By incorporating the excluded category notification into the RPA registration process, CASA aims to reduce red-tape by simplifying the notification requirements. Combined with the requirement to register the RPA, the requirement for excluded category operators to obtain RPA operator accreditation before they fly will provide data about who is operating an excluded RPA. CASA does not believe the oversight of these operations will be diminished by simplifying the notification requirements.

CASA will consider all feedback as part of a post-implementation review.

We asked

From 25 August to 13 September 2020 we invited public comment on proposed charges for drone regulatory services, including:

  • an initial fee-free registration period for commercial drones registered before 30 June 2021
  • the introduction of a simplified fee structure for other commercial drone services.

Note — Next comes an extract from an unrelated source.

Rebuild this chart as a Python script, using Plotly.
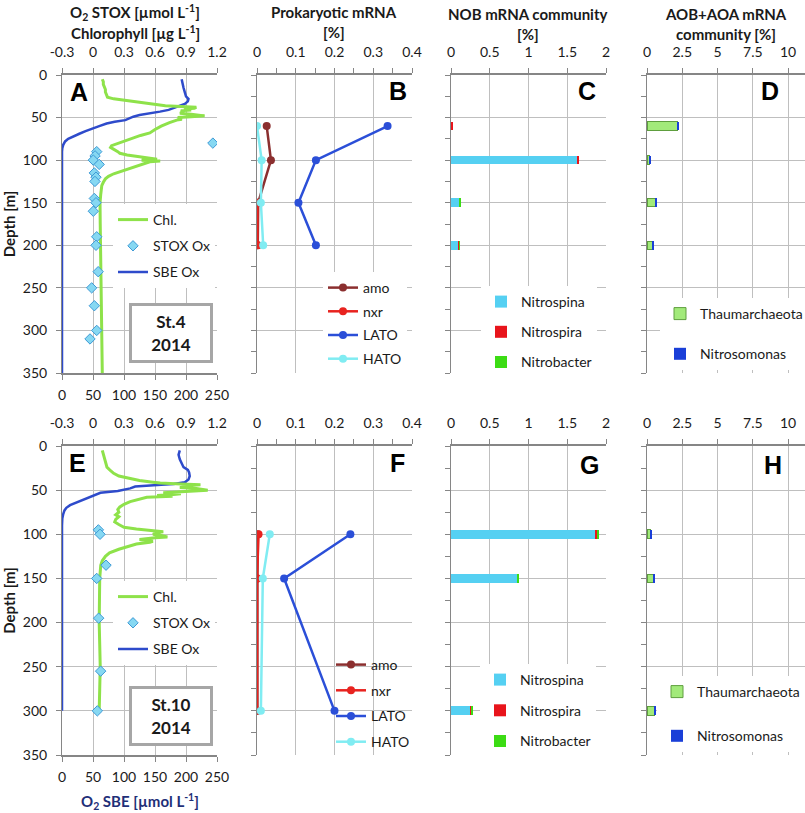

The consultation asked you to comment on changes from an hourly rate charge to fixed fees for some services, continued hourly rate charges for complex commercial drone operations, a $0 drone registration fee and whether you thought our estimates of the expected volume and demand for services from commercial drone operations over the next five years reflected the available data.

You said

CASA appreciates the contributions made by respondents and acknowledges that their feedback has been beneficial to the consultation process. The consultation received responses from 262 individuals or organisations—including 162 remote pilot licence (RePL) holders and 108 remotely piloted aircraft operator’s certificate (ReOC) holders.

60 per cent of respondents reported operating a very small drone (2 kg or less) and 35 per cent of respondents reported operating a small drone (between 2 kg and 25 kg) – approximately 3 per cent operate a drone more than 25 kg.

Responses were largely supportive of the proposed initial fee-free registration period, with 77 per cent of respondents agreeing or strongly agreeing they support the proposal. Some respondents partially supported the proposed fees and fewer did not support any element of the proposal at all.

Many agreed or strongly agreed (53 per cent) that the simplified fee structure provided greater certainty of business costs. Fewer (33 per cent) agreed or strongly agreed it would reduce administrative burden on their business when applying for CASA services, while 30 per cent neither agreed nor disagreed.

40 per cent of respondents reported they disagree or strongly disagree that the simplified fee structure would result in cost savings for their business. A smaller proportion neither agreed nor disagreed (34 per cent), while 6 per cent reported they didn’t know if it would result in costs savings for their business.   

Most respondents (58 per cent) reported they did not know if the proposed fees reflected the estimated demand for services and volume of commercial operators in Australia – 23 per cent agreed.

Consultation feedback highlighted that some elements of the registration and accreditation process were unclear, including how to deregister a drone if it is sold or damaged beyond repair and if unused drones are required to be registered. Other feedback included specific questions about future fees, exemptions for some operators and partial refunds for deregistered drones.

We did

In response to the consultation, CASA will introduce a fee waiver for commercial drones registered before 30 June 2021, allowing for a $0 drone registration fee.

Registration will open on 30 September 2020 and be required by 28 January 2021. It will be valid for 12 months from the date of registration.

Any future registration fees, exemptions and refunds will be considered in early 2021.

More information about the registration and accreditation requirements and the process is now available on our website – casa.gov.au/drones

The Cost Recovery Implementation Statement (CRIS) will be published after the Australian Government’s consideration and its deliberations on the future funding arrangements for CASA. This will include consideration of fixed fees for other RPAS related regulatory services.